Many years ago , in Teddy’s hometown there was a man who was called “Bone Collector”. This man like to collect varies of bones , such as dog’s , cow’s , also he went to the grave …
The bone collector had a big bag with a volume of V ,and along his trip of collecting there are a lot of bones , obviously , different bone has different value and different volume, now given the each bone’s value along his trip , can you calculate out the maximum of the total value the bone collector can get ?
Input
The first line contain a integer T , the number of cases.

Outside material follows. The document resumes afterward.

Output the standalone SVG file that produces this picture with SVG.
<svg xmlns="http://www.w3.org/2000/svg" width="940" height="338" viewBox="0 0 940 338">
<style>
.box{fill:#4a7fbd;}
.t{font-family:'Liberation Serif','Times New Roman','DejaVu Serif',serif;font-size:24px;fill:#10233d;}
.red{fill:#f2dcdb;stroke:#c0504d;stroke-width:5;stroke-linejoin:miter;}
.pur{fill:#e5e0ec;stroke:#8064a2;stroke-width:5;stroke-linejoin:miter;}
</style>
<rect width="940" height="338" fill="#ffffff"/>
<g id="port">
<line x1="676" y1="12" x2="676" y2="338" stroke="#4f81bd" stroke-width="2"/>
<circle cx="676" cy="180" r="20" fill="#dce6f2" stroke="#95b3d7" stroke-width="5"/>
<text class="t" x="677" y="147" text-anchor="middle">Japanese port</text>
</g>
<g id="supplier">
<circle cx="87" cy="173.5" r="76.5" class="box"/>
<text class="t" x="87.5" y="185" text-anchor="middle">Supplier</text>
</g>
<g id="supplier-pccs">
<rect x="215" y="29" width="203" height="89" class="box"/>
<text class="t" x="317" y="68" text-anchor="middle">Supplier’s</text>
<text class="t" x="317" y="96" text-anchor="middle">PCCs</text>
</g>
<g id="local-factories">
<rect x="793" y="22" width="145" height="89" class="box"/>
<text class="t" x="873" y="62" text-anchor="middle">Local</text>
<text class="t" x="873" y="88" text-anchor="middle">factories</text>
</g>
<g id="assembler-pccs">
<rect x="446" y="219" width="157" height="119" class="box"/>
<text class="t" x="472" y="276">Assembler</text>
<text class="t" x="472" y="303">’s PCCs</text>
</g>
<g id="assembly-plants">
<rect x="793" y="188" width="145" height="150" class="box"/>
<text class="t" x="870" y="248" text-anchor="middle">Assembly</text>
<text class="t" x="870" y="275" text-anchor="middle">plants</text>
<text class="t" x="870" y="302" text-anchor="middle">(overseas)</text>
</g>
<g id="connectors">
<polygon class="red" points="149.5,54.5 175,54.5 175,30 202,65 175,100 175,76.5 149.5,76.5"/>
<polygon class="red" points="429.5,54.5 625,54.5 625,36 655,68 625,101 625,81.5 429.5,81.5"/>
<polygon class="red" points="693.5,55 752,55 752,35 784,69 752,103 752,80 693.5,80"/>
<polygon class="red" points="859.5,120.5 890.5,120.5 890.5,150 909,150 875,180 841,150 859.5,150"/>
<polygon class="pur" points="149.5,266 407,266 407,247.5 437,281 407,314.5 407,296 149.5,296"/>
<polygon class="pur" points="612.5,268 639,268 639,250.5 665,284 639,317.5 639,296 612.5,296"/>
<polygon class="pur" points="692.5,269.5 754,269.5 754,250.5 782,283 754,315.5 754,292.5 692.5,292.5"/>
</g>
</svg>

Followed by T cases , each case three lines , the first line contain two integer N , V, (N <= 1000 , V <= 1000 )representing the number of bones and the volume of his bag. And the second line contain N integers representing the value of each bone. The third line contain N integers representing the volume of each bone.
Output
One integer per line representing the maximum of the total value (this number will be less than 2 31).
Sample Input
1
5 10
1 2 3 4 5
5 4 3 2 1
Sample Output
14
题目大意:用有限大小的容器收集总价值尽可能大的骨头,每个骨头有自身的价值和占用空间。
分析:简单的01背包,裸模板套就行。
AC代码:
#include <iostream>
#include <cstring>
using namespace std;
int dp[1005][1005],numc[1005],numv[1005];
int main() {
int T, v, c;
cin >> T;
while (T--) {
cin >> c >> v;
for (int i = 1; i <= c; i++) {
cin >> numv[i];
}
for (int i = 1; i <= c; i++) {
cin >> numc[i];
}
memset(dp, 0, sizeof(dp));
for (int i = 1; i <= c; i++) {
for (int j = 0; j <= v; j++) {
if (j >= numc[i]) {
dp[i][j] = max(dp[i - 1][j], dp[i - 1][j - numc[i]] + numv[i]);
} else dp[i][j] = dp[i - 1][j];
}
}
cout << dp[c][v] << endl;
}
}